WRITTEN INSTRUCTION
From the entries that follow, gather each line holding the word "chart".

DATA FOR THIS TASK
□ □ □ □
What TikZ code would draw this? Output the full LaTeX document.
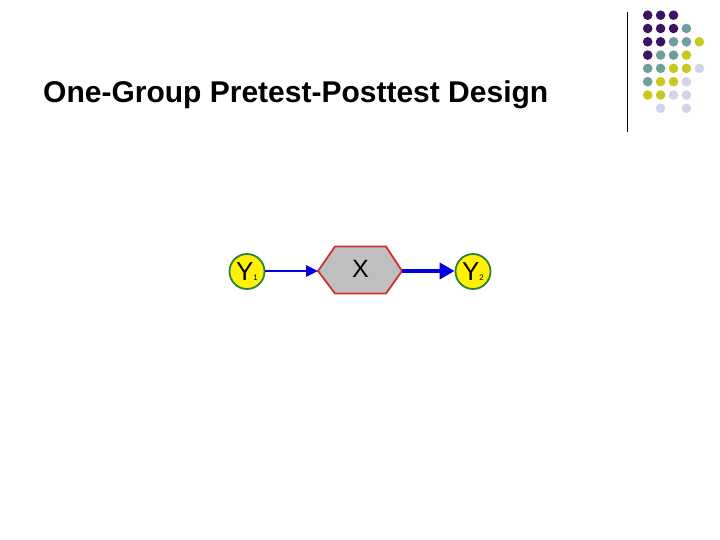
\documentclass[tikz,border=0pt]{standalone}
\usepackage{fontspec}
\setmainfont{Liberation Sans}
\usetikzlibrary{arrows.meta}
\definecolor{dpurple}{HTML}{3C1464}
\definecolor{dteal}{HTML}{6E9E9E}
\definecolor{dyellow}{HTML}{C8C820}
\definecolor{dlav}{HTML}{D4D4E8}
\definecolor{ygreen}{HTML}{2F8040}
\definecolor{hexred}{HTML}{D03030}
\definecolor{arrblue}{HTML}{0000E0}
\tikzset{
  ynode/.style={circle, draw=ygreen, line width=1.8pt, fill=yellow, minimum size=35pt, inner sep=0pt, font=\fontsize{26}{26}\selectfont},
  hexshape/.style={draw=hexred, line width=1.8pt, fill=gray!50, line join=miter},
  thinarrow/.style={draw=arrblue, line width=2.6pt, -{Triangle[length=12pt,width=11pt]}},
  thickarrow/.style={draw=arrblue, line width=4.5pt, -{Triangle[length=15pt,width=16pt]}},
  dotp/.style={fill=dpurple},
  dott/.style={fill=dteal},
  doty/.style={fill=dyellow},
  dotl/.style={fill=dlav},
  dotn/.style={fill=none},
}
\newcommand{\subsm}[1]{{\fontsize{8}{8}\selectfont #1}}
\begin{document}
\begin{tikzpicture}[x=1pt,y=-1pt]
\useasboundingbox (0,0) rectangle (720,540);
\fill[white] (0,0) rectangle (720,540);
% title
\node[anchor=base west, inner sep=0pt, font=\bfseries\fontsize{30}{30}\selectfont] (title) at (43,102.5) {One-Group Pretest-Posttest Design};
% vertical rule
\draw[line width=1pt] (627.3,12) -- (627.3,132);
% dot grid
\foreach \r/\row in {0/{p,p,p,n,n},1/{p,p,p,t,n},2/{p,p,t,t,y},3/{p,t,t,y,n},4/{t,t,y,y,l},5/{t,y,y,l,n},6/{y,y,l,l,n},7/{n,l,n,l,n}}{
  \foreach \c [count=\i from 0] in \row {
    \fill[dot\c] ({647.7+12.9*\i},{15.2+13.3*\r}) circle (4.8);
  }
}
% diagram
\node[ynode] (y1) at (247,271.5) {Y\subsm{1}};
\node[ynode] (y2) at (473,271.5) {Y\subsm{2}};
\coordinate (hexL) at (318,271);
\coordinate (hexR) at (402,271);
\draw[hexshape] (hexL) -- (335,246.5) -- (386,246.5) -- (hexR) -- (386,293.5) -- (335,293.5) -- cycle;
\node[font=\fontsize{25}{25}\selectfont, inner sep=0pt] (x) at (360.5,268.5) {X};
\draw[thinarrow] (y1.east |- hexL) -- (hexL);
\draw[thickarrow] (hexR) -- (y2.west |- hexR);
\end{tikzpicture}
\end{document}
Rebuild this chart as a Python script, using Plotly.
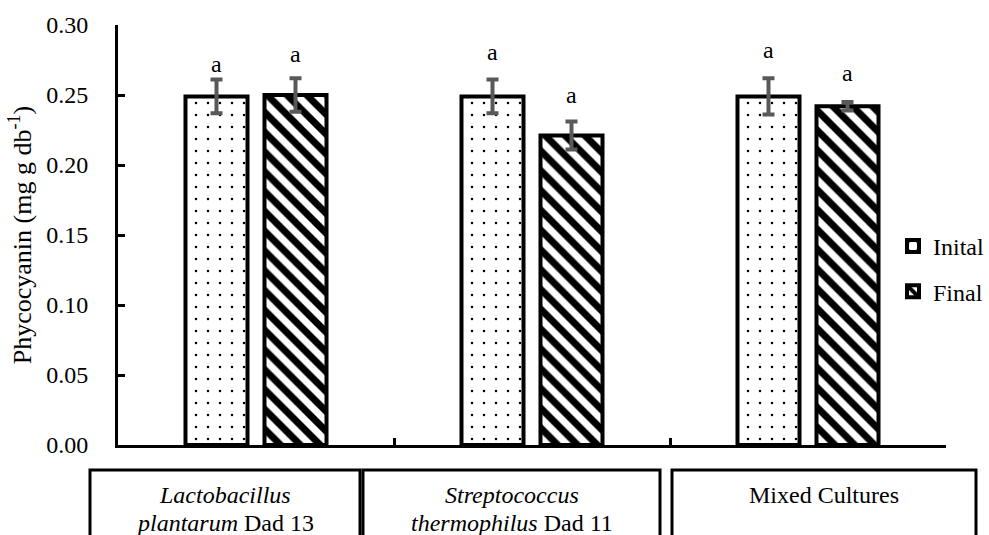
import plotly.graph_objects as go

# ---- data -------------------------------------------------------------
categories = ["L. plantarum Dad 13", "S. thermophilus Dad 11", "Mixed Cultures"]
category_label_lines = [
    ["<i>Lactobacillus</i>", "<i>plantarum</i> Dad 13"],
    ["<i>Streptococcus</i>", "<i>thermophilus</i> Dad 11"],
    ["Mixed Cultures"],
]
series_names = ["Inital", "Final"]
initial_values = [0.249, 0.249, 0.249]
initial_errors = [0.012, 0.012, 0.013]
final_values = [0.250, 0.221, 0.242]
final_errors = [0.012, 0.010, 0.003]
initial_letters = ["a", "a", "a"]
final_letters = ["a", "a", "a"]
initial_letter_y = [0.272, 0.281, 0.282]
final_letter_y = [0.279, 0.250, 0.266]
y_tick_values = [0.00, 0.05, 0.10, 0.15, 0.20, 0.25, 0.30]
y_tick_labels = ["0.00", "0.05", "0.10", "0.15", "0.20", "0.25", "0.30"]

# ---- layout constants ---------------------------------------------------
W, H = 989, 535
M_L, M_R, M_T, M_B = 118, 43, 25, 90
FONT = "Liberation Serif"
BARGAP = 0.4275
BARGROUPGAP = 0.215
ERR_COLOR = "#595959"

plot_w = W - M_L - M_R
plot_h = H - M_T - M_B
slot_px = plot_w / len(categories) * (1 - BARGAP) / 2
letter_shift = slot_px / 2


def px_to_paper_x(px):
    return (px - M_L) / plot_w


def px_to_paper_y(py):
    return (H - M_B - py) / plot_h


fig = go.Figure()

fig.add_trace(go.Bar(
    name=series_names[0],
    x=categories,
    y=initial_values,
    legendgroup="g1",
    marker=dict(
        color="white",
        line=dict(color="black", width=4),
        pattern=dict(shape=".", fgcolor="black", bgcolor="white",
                     fgopacity=1, size=12, solidity=0.035,
                     fillmode="overlay"),
    ),
    error_y=dict(type="data", array=initial_errors, color=ERR_COLOR,
                 thickness=4, width=6),
))

fig.add_trace(go.Bar(
    name=series_names[1],
    x=categories,
    y=final_values,
    legendgroup="g2",
    marker=dict(
        color="white",
        line=dict(color="black", width=4),
        pattern=dict(shape="\\", fgcolor="black", bgcolor="white",
                     fgopacity=1, size=14, solidity=0.5,
                     fillmode="overlay"),
    ),
    error_y=dict(type="data", array=final_errors, color=ERR_COLOR,
                 thickness=4, width=6),
))

annotations = []
# significance letters above each bar
for cat, letter, ly in zip(categories, initial_letters, initial_letter_y):
    annotations.append(dict(x=cat, y=ly, xref="x", yref="y", text=letter,
                            showarrow=False, xshift=-letter_shift,
                            yanchor="middle",
                            font=dict(family=FONT, size=24, color="black")))
for cat, letter, ly in zip(categories, final_letters, final_letter_y):
    annotations.append(dict(x=cat, y=ly, xref="x", yref="y", text=letter,
                            showarrow=False, xshift=letter_shift,
                            yanchor="middle",
                            font=dict(family=FONT, size=24, color="black")))

# boxed category labels under the axis
box_edges_px = [(90, 360), (363, 660), (672, 976)]
box_top_px = 470
line_centers_px = [495, 523]
shapes = []
for (x0, x1), lines in zip(box_edges_px, category_label_lines):
    shapes.append(dict(type="rect", xref="paper", yref="paper",
                       x0=px_to_paper_x(x0), x1=px_to_paper_x(x1),
                       y0=px_to_paper_y(box_top_px), y1=px_to_paper_y(H + 30),
                       line=dict(color="black", width=3),
                       fillcolor="rgba(0,0,0,0)", layer="above"))
    cx = px_to_paper_x((x0 + x1) / 2)
    for text, cy in zip(lines, line_centers_px):
        annotations.append(dict(x=cx, y=px_to_paper_y(cy), xref="paper",
                                yref="paper", text=text, showarrow=False,
                                xanchor="center", yanchor="middle",
                                font=dict(family=FONT, size=24,
                                          color="black")))

fig.update_layout(
    width=W, height=H,
    margin=dict(l=M_L, r=M_R, t=M_T, b=M_B, pad=0, autoexpand=False),
    paper_bgcolor="white",
    plot_bgcolor="white",
    barmode="group",
    bargap=BARGAP,
    bargroupgap=BARGROUPGAP,
    font=dict(family=FONT, size=24, color="black"),
    showlegend=True,
    legend=dict(
        x=px_to_paper_x(893), y=px_to_paper_y(224),
        xanchor="left", yanchor="top",
        font=dict(family=FONT, size=24, color="black"),
        bgcolor="rgba(0,0,0,0)",
        tracegroupgap=11,
        itemwidth=30,
    ),
    annotations=annotations,
    shapes=shapes,
)

fig.update_xaxes(
    type="category",
    showline=True, linecolor="black", linewidth=3,
    ticks="inside", tickson="boundaries", ticklen=7, tickwidth=3,
    tickcolor="black",
    showticklabels=False,
    showgrid=False, zeroline=False,
)

fig.update_yaxes(
    range=[0, 0.30],
    tickvals=y_tick_values,
    ticktext=y_tick_labels,
    showline=True, linecolor="black", linewidth=3,
    ticks="inside", ticklen=7, tickwidth=3, tickcolor="black",
    ticklabelstandoff=22,
    tickfont=dict(family=FONT, size=24, color="black"),
    showgrid=False, zeroline=False,
    title=dict(text="Phycocyanin (mg g db<sup>-1</sup>)",
               font=dict(family=FONT, size=26, color="black"),
               standoff=8),
)

fig.write_html("out.html")
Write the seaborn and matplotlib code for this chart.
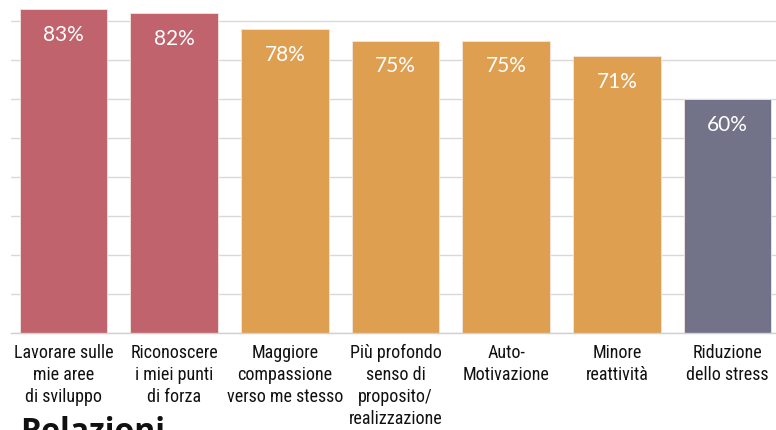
import matplotlib
matplotlib.use("Agg")
import matplotlib.pyplot as plt
import seaborn as sns
import pandas as pd

categories = [
    "Lavorare sulle\nmie aree\ndi sviluppo",
    "Riconoscere\ni miei punti\ndi forza",
    "Maggiore\ncompassione\nverso me stesso",
    "Più profondo\nsenso di\nproposito/\nrealizzazione",
    "Auto-\nMotivazione",
    "Minore\nreattività",
    "Riduzione\ndello stress",
]
values = [83, 82, 78, 75, 75, 71, 60]
bar_colors = ["#C0636D", "#C0636D", "#DE9F50", "#DE9F50", "#DE9F50", "#DE9F50", "#727389"]
value_labels = ["83%", "82%", "78%", "75%", "75%", "71%", "60%"]
grid_ticks = [0, 10, 20, 30, 40, 50, 60, 70, 80]

sns.set_theme(style="white")
plt.rcParams["font.family"] = ["Lato", "DejaVu Sans"]

df = pd.DataFrame({"cat": categories, "val": values})

fig = plt.figure(figsize=(7.76, 4.30), dpi=100)
ax = fig.add_axes([11 / 776, 1 - 333 / 430, 1 - 11 / 776, 333 / 430])

sns.barplot(data=df, x="cat", y="val", hue="cat", palette=bar_colors,
            legend=False, width=0.79, ax=ax, saturation=1,
            edgecolor="#F3E6E0", linewidth=0.6)

ax.set_ylim(0, 85.4)
ax.set_xlim(-0.474, 6.438)
ax.set_yticks(grid_ticks)
ax.set_yticklabels([])
ax.tick_params(axis="y", length=0)
ax.yaxis.grid(True, color="#D9D9D9", linewidth=1.0)
ax.set_axisbelow(True)
for s in ["top", "right", "left"]:
    ax.spines[s].set_visible(False)
ax.spines["bottom"].set_color("#D0D0D0")
ax.spines["bottom"].set_linewidth(1.0)
ax.set_xlabel("")
ax.set_ylabel("")

ax.tick_params(axis="x", length=0, pad=8)
for lbl in ax.get_xticklabels():
    lbl.set_fontfamily(["Liberation Sans Narrow", "DejaVu Sans Condensed",
                        "Roboto Condensed", "DejaVu Sans"])
    lbl.set_fontstretch("condensed")
    lbl.set_fontsize(13)
    lbl.set_color("#111111")
    lbl.set_linespacing(1.27)
    lbl.set_verticalalignment("top")

for i, (v, t) in enumerate(zip(values, value_labels)):
    ax.annotate(t, xy=(i, v), xytext=(0, -18.5), textcoords="offset points",
                ha="center", va="center", color="white", fontsize=15,
                fontfamily=["Lato", "DejaVu Sans"])

fig.text(20 / 776, 1 - 416 / 430, "Relazioni", fontsize=23, fontweight="bold",
         color="#111111", va="top", ha="left", fontfamily=["Open Sans", "DejaVu Sans"])

fig.savefig("out.png", dpi=100)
□ □ □ □
RESPONSE FOR THIS EXERCISE
Rebuild this chart as a Python script, using Plotly.
Write the seaborn and matplotlib code for this chart.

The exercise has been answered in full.